» **What needs to be done**
Pictures stay out. Extract the lines below from the first one through the line with "-0.48, -0.67, -0.83]", both included.

» **Supplied material**
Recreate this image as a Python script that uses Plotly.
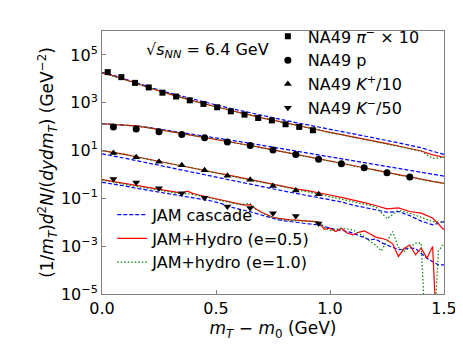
import numpy as np
import plotly.graph_objects as go

# ---- NA49 data points (log10 of yield, already scaled) ----
pi_x = [0.025, 0.085, 0.145, 0.205, 0.265, 0.325, 0.385, 0.445,
        0.505, 0.565, 0.625, 0.685, 0.745, 0.805, 0.865, 0.925]
pi_log = [4.28, 4.07, 3.83, 3.64, 3.42, 3.26, 3.10, 2.95,
          2.81, 2.64, 2.50, 2.36, 2.26, 2.10, 1.99, 1.85]

p_x = [0.05, 0.15, 0.25, 0.35, 0.45, 0.55, 0.65, 0.75,
       0.85, 0.95, 1.05, 1.15, 1.25, 1.35]
p_log = [1.99, 1.90, 1.79, 1.67, 1.53, 1.36, 1.21, 1.02,
         0.83, 0.64, 0.45, 0.28, 0.07, -0.11]

kp_x = [0.05, 0.15, 0.25, 0.35, 0.45, 0.55, 0.65, 0.75, 0.85, 0.95]
kp_log = [0.90, 0.72, 0.53, 0.38, 0.18, -0.05, -0.22, -0.48, -0.67, -0.83]

km_x = [0.05, 0.15, 0.25, 0.35, 0.45, 0.55, 0.65, 0.75, 0.85, 0.95]
km_log = [-0.19, -0.34, -0.58, -0.79, -0.97, -1.34, -1.40, -1.62, -1.74, -2.05]

# ---- JAM model curves (log10), -8 marks an empty bin ----
grid_05 = np.linspace(0.0, 1.5, 31)
grid_025 = np.linspace(0.0, 1.5, 61)

pi_cascade = [4.27, 4.15, 3.99, 3.83, 3.67, 3.53, 3.40, 3.27, 3.15, 3.03, 2.91,
              2.79, 2.68, 2.57, 2.47, 2.37, 2.27, 2.17, 2.08, 1.98, 1.88,
              1.78, 1.69, 1.60, 1.51, 1.42, 1.32, 1.22, 1.12, 0.97, 0.84]
pi_hydro05 = [4.25, 4.13, 3.97, 3.80, 3.64, 3.49, 3.35, 3.21, 3.08, 2.95, 2.83,
              2.71, 2.59, 2.48, 2.37, 2.27, 2.16, 2.06, 1.96, 1.86, 1.76,
              1.66, 1.57, 1.48, 1.38, 1.29, 1.19, 1.09, 0.98, 0.82, 0.72]
pi_hydro10 = [4.25, 4.12, 3.96, 3.80, 3.65, 3.50, 3.34, 3.21, 3.07, 2.96, 2.82,
              2.72, 2.58, 2.49, 2.36, 2.27, 2.15, 2.07, 1.95, 1.87, 1.74,
              1.67, 1.55, 1.47, 1.37, 1.27, 1.18, 1.07, 0.97, 0.67, 0.72]

p_cascade = [2.12, 2.10, 2.07, 2.03, 1.97, 1.90, 1.83, 1.76, 1.69, 1.61, 1.54,
             1.46, 1.38, 1.30, 1.22, 1.14, 1.06, 0.98, 0.90, 0.82, 0.74,
             0.66, 0.58, 0.50, 0.42, 0.34, 0.25, 0.17, 0.09, 0.01, -0.07]
p_hydro05 = [2.12, 2.10, 2.07, 2.03, 1.96, 1.88, 1.80, 1.72, 1.64, 1.55, 1.47,
             1.39, 1.30, 1.21, 1.12, 1.03, 0.94, 0.84, 0.75, 0.65, 0.56,
             0.46, 0.37, 0.28, 0.18, 0.08, -0.01, -0.10, -0.19, -0.29, -0.37]
p_hydro10 = [2.13, 2.10, 2.06, 2.02, 1.96, 1.89, 1.79, 1.72, 1.63, 1.56, 1.46,
             1.39, 1.29, 1.22, 1.11, 1.03, 0.93, 0.85, 0.74, 0.66, 0.55,
             0.47, 0.36, 0.28, 0.17, 0.09, -0.03, -0.09, -0.21, -0.30, -0.38]

kp_cascade = [0.86, 0.78, 0.68, 0.58, 0.48, 0.38, 0.28, 0.18, 0.08, -0.03, -0.13,
              -0.23, -0.33, -0.42, -0.52, -0.62, -0.70, -0.79, -0.88, -0.96, -1.05,
              -1.15, -1.28, -1.38, -1.45, -1.58, -1.55, -1.72, -1.95, -2.11, -1.97]
kp_hydro05 = [1.00, 0.93, 0.84, 0.74, 0.64, 0.55, 0.46, 0.37, 0.27, 0.17, 0.07,
              -0.02, -0.12, -0.21, -0.31, -0.41, -0.50, -0.60, -0.68, -0.76, -0.86,
              -0.96, -1.06, -1.18, -1.30, -1.44, -1.40, -1.55, -1.62, -1.82, -2.32]
kp_hydro10 = [1.00, 0.92, 0.83, 0.75, 0.63, 0.55, 0.45, 0.36, 0.27, 0.15, 0.06,
              -0.04, -0.13, -0.24, -0.33, -0.43, -0.52, -0.63, -0.71, -0.82, -0.93,
              -1.03, -1.15, -1.24, -1.35, -1.85, -1.50, -1.62, -1.78, -1.97, -2.00]

km_cascade = [-0.33, -0.36, -0.40, -0.44, -0.48, -0.53, -0.58, -0.62, -0.66, -0.70,
              -0.74, -0.78, -0.82, -0.86, -0.90, -0.93, -0.96, -1.00, -1.04, -1.10,
              -1.16, -1.22, -1.33, -1.38, -1.44, -1.50, -1.56, -1.63, -1.70, -1.78,
              -1.85, -1.90, -1.94, -1.98, -2.00, -2.03, -2.06, -2.09, -2.11, -2.18,
              -2.25, -2.30, -2.33, -2.38, -2.45, -2.55, -2.65, -2.74, -2.70, -2.85,
              -2.95, -3.05, -3.15, -3.12, -3.08, -3.10, -3.30, -3.50, -3.65, -3.78,
              -3.78]
km_hydro05 = [-0.22, -0.26, -0.30, -0.34, -0.39, -0.43, -0.48, -0.52, -0.56, -0.60,
              -0.64, -0.68, -0.72, -0.76, -0.78, -0.70, -0.80, -0.86, -0.91, -0.96,
              -1.03, -1.09, -1.14, -1.19, -1.24, -1.28, -1.26, -1.45, -1.58, -1.70,
              -1.79, -1.84, -1.88, -1.90, -1.91, -1.93, -1.95, -1.97, -1.98, -2.30,
              -2.25, -2.39, -2.25, -2.45, -2.53, -2.42, -2.36, -2.48, -2.62, -2.67,
              -2.74, -2.90, -3.43, -3.10, -2.95, -3.36, -3.08, -3.50, -3.01, -8.0,
              -8.0]
km_hydro10 = [-0.23, -0.28, -0.32, -0.36, -0.41, -0.45, -0.50, -0.54, -0.58, -0.62,
              -0.66, -0.70, -0.74, -0.78, -0.82, -0.80, -0.84, -0.88, -0.93, -0.98,
              -1.05, -1.10, -1.16, -1.21, -1.25, -1.24, -1.22, -1.45, -1.60, -1.72,
              -1.80, -1.86, -1.90, -1.92, -1.93, -1.95, -1.96, -1.98, -1.98, -2.20,
              -2.35, -2.30, -2.25, -2.28, -2.32, -2.45, -2.60, -2.80, -2.95, -3.20,
              -2.80, -2.39, -3.05, -3.22, -3.05, -2.87, -2.87, -8.0, -8.0, -3.22,
              -2.87]

FONT = "DejaVu Sans"
BLUE, RED, GREEN = "#0000ff", "#ff0000", "#008000"

fig = go.Figure()

models = [
    ("JAM cascade", BLUE, "4px,2px"),
    ("JAM+Hydro (e=0.5)", RED, "solid"),
    ("JAM+hydro (e=1.0)", GREEN, "1.5px,2px"),
]
curves = [
    (grid_05, [pi_cascade, pi_hydro05, pi_hydro10]),
    (grid_05, [p_cascade, p_hydro05, p_hydro10]),
    (grid_05, [kp_cascade, kp_hydro05, kp_hydro10]),
    (grid_025, [km_cascade, km_hydro05, km_hydro10]),
]

for m, (name, color, dash) in enumerate(models):
    for s, (xg, sets) in enumerate(curves):
        fig.add_trace(go.Scatter(
            x=xg, y=10 ** np.array(sets[m]), mode="lines",
            line=dict(color=color, dash=dash, width=1.2),
            name=name, legend="legend2", showlegend=(s == 0),
        ))

points = [
    ("NA49 <i>π</i><sup>−</sup> × 10", pi_x, pi_log, "square", 6),
    ("NA49 p", p_x, p_log, "circle", 7),
    ("NA49 <i>K</i><sup>+</sup>/10", kp_x, kp_log, "triangle-up", 7),
    ("NA49 <i>K</i><sup>−</sup>/50", km_x, km_log, "triangle-down", 7),
]
for name, x, ylog, sym, size in points:
    fig.add_trace(go.Scatter(
        x=x, y=10 ** np.array(ylog), mode="markers", name=name,
        marker=dict(symbol=sym, size=size, color="black"),
        legend="legend",
    ))

# log axis: annotation y is given in decades
fig.add_annotation(
    x=0.462, y=5.2, xref="x", yref="y",
    text="√<i>s<sub>NN</sub></i> = 6.4 GeV", showarrow=False,
    font=dict(family=FONT, size=16, color="black"),
)

axis_style = dict(
    showline=True, linecolor="#808080", linewidth=1, mirror=True,
    ticks="inside", ticklen=4, tickcolor="#808080",
    showgrid=False, zeroline=False,
    tickfont=dict(family=FONT, size=16, color="black"),
)

fig.update_xaxes(
    range=[0, 1.5], tickvals=[0, 0.5, 1.0, 1.5],
    ticktext=["0.0", "0.5", "1.0", "1.5"],
    title=dict(text="<i>m<sub>T</sub></i> − <i>m</i><sub>0</sub> (GeV)",
               font=dict(family=FONT, size=17, color="black"), standoff=4),
    **axis_style,
)
fig.update_yaxes(
    type="log", range=[-5, 6],
    tickvals=[1e-5, 1e-3, 1e-1, 1e1, 1e3, 1e5],
    ticktext=["10<sup>−5</sup>", "10<sup>−3</sup>", "10<sup>−1</sup>",
              "10<sup>1</sup>", "10<sup>3</sup>", "10<sup>5</sup>"],
    title=dict(text="(1/<i>m<sub>T</sub></i>)<i>d</i><sup>2</sup><i>N</i>/(<i>dydm<sub>T</sub></i>) (GeV<sup>−2</sup>)",
               font=dict(family=FONT, size=17, color="black"), standoff=2),
    **axis_style,
)

fig.update_layout(
    width=463, height=347,
    margin=dict(l=94, r=27, t=22, b=61),
    plot_bgcolor="white", paper_bgcolor="white",
    font=dict(family=FONT, color="black"),
    legend=dict(x=0.485, y=1.04, xanchor="left", yanchor="top",
                bgcolor="rgba(0,0,0,0)", font=dict(family=FONT, size=16),
                tracegroupgap=0),
    legend2=dict(x=0.03, y=0.365, xanchor="left", yanchor="top",
                 bgcolor="rgba(0,0,0,0)", font=dict(family=FONT, size=16),
                 tracegroupgap=0),
)

fig.write_html("out.html")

» **The answer**
Recreate this image as a Python script that uses Plotly.
import numpy as np
import plotly.graph_objects as go

# ---- NA49 data points (log10 of yield, already scaled) ----
pi_x = [0.025, 0.085, 0.145, 0.205, 0.265, 0.325, 0.385, 0.445,
        0.505, 0.565, 0.625, 0.685, 0.745, 0.805, 0.865, 0.925]
pi_log = [4.28, 4.07, 3.83, 3.64, 3.42, 3.26, 3.10, 2.95,
          2.81, 2.64, 2.50, 2.36, 2.26, 2.10, 1.99, 1.85]

p_x = [0.05, 0.15, 0.25, 0.35, 0.45, 0.55, 0.65, 0.75,
       0.85, 0.95, 1.05, 1.15, 1.25, 1.35]
p_log = [1.99, 1.90, 1.79, 1.67, 1.53, 1.36, 1.21, 1.02,
         0.83, 0.64, 0.45, 0.28, 0.07, -0.11]

kp_x = [0.05, 0.15, 0.25, 0.35, 0.45, 0.55, 0.65, 0.75, 0.85, 0.95]
kp_log = [0.90, 0.72, 0.53, 0.38, 0.18, -0.05, -0.22, -0.48, -0.67, -0.83]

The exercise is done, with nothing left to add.